(Bloomberg) -- The Trump administration is ready to unleash the full impact of sanctions on Chevron Corp.’s operations in Venezuela as the U.S. seeks to further squeeze the Maduro regime.
While no decision has been made, it’s increasingly unlikely that the U.S. will again extend to Chevron a waiver to access Venezuela’s crude reserves, people familiar with the matter said.
The Treasury Department last month granted Chevron its fourth waiver since sanctions were announced in late 2018. When that expires on April 22, it probably won’t be renewed, the people said, speaking on the condition of anonymity because they weren’t authorized to discuss the matter publicly.
The Trump administration recently ramped up efforts to oust President Nicolas Maduro and rally international support behind opposition leader Juan Guaido. Earlier this month, Washington sanctioned a unit of Russia’s largest oil producer, Rosneft PJSC, for maintaining ties with Maduro and state-run oil company PDVSA.
A spokeswoman for the Treasury Department, which oversees sanctions implementation, did not immediately reply to a request for comment. A Chevron spokesperson couldn’t immediately comment.
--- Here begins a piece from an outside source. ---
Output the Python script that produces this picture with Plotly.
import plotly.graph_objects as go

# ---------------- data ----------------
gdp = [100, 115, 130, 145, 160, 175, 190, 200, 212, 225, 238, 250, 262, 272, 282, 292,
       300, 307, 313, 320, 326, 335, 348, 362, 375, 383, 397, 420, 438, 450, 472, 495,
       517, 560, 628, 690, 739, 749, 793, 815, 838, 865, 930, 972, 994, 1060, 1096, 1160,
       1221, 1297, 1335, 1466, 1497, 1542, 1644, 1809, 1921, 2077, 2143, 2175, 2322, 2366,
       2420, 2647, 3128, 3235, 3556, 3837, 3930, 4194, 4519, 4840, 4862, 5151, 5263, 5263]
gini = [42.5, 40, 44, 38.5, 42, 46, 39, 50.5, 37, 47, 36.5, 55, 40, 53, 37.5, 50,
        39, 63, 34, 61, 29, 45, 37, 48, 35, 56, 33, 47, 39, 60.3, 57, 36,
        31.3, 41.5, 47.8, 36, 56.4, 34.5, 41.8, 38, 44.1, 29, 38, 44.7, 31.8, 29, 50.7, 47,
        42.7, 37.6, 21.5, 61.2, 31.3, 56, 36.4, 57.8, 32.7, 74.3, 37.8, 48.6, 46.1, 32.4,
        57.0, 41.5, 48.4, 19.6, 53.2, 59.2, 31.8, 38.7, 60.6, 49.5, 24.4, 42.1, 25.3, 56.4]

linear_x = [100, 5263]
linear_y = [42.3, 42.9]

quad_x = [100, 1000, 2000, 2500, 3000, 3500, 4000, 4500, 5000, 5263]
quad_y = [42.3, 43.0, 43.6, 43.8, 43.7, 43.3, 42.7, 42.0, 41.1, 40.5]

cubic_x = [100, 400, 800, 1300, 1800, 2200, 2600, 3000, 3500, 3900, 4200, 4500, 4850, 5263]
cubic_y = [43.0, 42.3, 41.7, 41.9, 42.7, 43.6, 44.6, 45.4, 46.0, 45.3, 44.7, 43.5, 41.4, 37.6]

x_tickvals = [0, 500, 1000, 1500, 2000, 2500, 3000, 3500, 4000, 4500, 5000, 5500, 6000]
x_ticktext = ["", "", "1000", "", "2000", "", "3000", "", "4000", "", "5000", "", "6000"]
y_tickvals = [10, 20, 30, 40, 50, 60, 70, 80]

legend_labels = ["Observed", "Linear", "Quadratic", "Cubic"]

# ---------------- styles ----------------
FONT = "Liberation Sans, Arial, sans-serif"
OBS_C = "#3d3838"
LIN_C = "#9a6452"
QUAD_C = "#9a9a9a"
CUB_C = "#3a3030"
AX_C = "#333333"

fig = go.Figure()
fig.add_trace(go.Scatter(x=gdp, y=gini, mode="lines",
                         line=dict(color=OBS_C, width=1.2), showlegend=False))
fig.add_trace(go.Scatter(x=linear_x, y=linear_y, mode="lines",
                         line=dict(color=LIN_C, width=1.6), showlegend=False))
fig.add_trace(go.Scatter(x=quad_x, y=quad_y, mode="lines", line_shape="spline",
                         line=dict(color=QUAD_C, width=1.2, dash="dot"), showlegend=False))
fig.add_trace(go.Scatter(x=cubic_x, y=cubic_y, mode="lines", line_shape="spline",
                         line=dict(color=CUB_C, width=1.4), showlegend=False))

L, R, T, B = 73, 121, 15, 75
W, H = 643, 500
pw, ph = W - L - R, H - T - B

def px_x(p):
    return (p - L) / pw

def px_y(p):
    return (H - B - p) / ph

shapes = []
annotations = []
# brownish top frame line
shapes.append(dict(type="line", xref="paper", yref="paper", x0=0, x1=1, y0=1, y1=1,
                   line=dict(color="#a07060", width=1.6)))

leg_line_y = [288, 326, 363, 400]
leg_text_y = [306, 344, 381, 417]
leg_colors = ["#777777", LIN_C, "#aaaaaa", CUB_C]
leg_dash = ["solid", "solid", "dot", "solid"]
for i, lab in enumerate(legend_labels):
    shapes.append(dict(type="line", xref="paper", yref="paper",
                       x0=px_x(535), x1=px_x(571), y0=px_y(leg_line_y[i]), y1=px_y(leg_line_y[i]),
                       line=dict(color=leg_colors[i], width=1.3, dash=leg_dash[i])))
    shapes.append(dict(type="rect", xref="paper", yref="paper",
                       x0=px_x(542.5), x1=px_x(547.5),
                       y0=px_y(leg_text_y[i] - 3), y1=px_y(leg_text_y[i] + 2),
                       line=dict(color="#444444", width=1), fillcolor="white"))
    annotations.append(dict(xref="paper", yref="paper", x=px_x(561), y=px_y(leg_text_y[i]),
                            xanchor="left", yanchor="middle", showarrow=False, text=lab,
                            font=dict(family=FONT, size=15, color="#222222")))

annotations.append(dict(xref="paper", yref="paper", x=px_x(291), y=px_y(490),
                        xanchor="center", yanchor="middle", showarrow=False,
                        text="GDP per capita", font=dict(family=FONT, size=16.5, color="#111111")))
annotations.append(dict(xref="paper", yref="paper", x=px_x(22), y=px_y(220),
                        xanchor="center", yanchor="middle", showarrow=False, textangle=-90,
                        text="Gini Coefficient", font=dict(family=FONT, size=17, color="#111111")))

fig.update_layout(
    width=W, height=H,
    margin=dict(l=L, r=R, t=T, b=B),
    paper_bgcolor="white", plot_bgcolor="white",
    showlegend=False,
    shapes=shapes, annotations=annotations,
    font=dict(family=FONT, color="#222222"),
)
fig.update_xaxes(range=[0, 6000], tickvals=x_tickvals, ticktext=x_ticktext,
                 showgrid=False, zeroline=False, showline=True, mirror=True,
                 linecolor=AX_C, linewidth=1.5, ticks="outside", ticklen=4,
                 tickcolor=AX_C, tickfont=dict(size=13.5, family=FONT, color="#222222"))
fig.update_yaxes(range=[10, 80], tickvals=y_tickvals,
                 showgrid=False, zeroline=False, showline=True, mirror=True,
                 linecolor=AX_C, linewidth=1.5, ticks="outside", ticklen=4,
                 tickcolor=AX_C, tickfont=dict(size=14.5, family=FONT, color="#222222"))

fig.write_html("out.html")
While Venezuela accounts for only about 1% of Chevron’s global crude production, it remains strategically important given the nation’s vast untapped reserves. Proponents of Chevron’s position argued that withdrawing would cede market share and influence to Russian and Chinese companies.
Chevron is the last remaining major U.S. explorer in the country. Rivals Exxon Mobil Corp. and ConocoPhillips exited a decade ago after then-President Hugo Chavez seized control of their assets.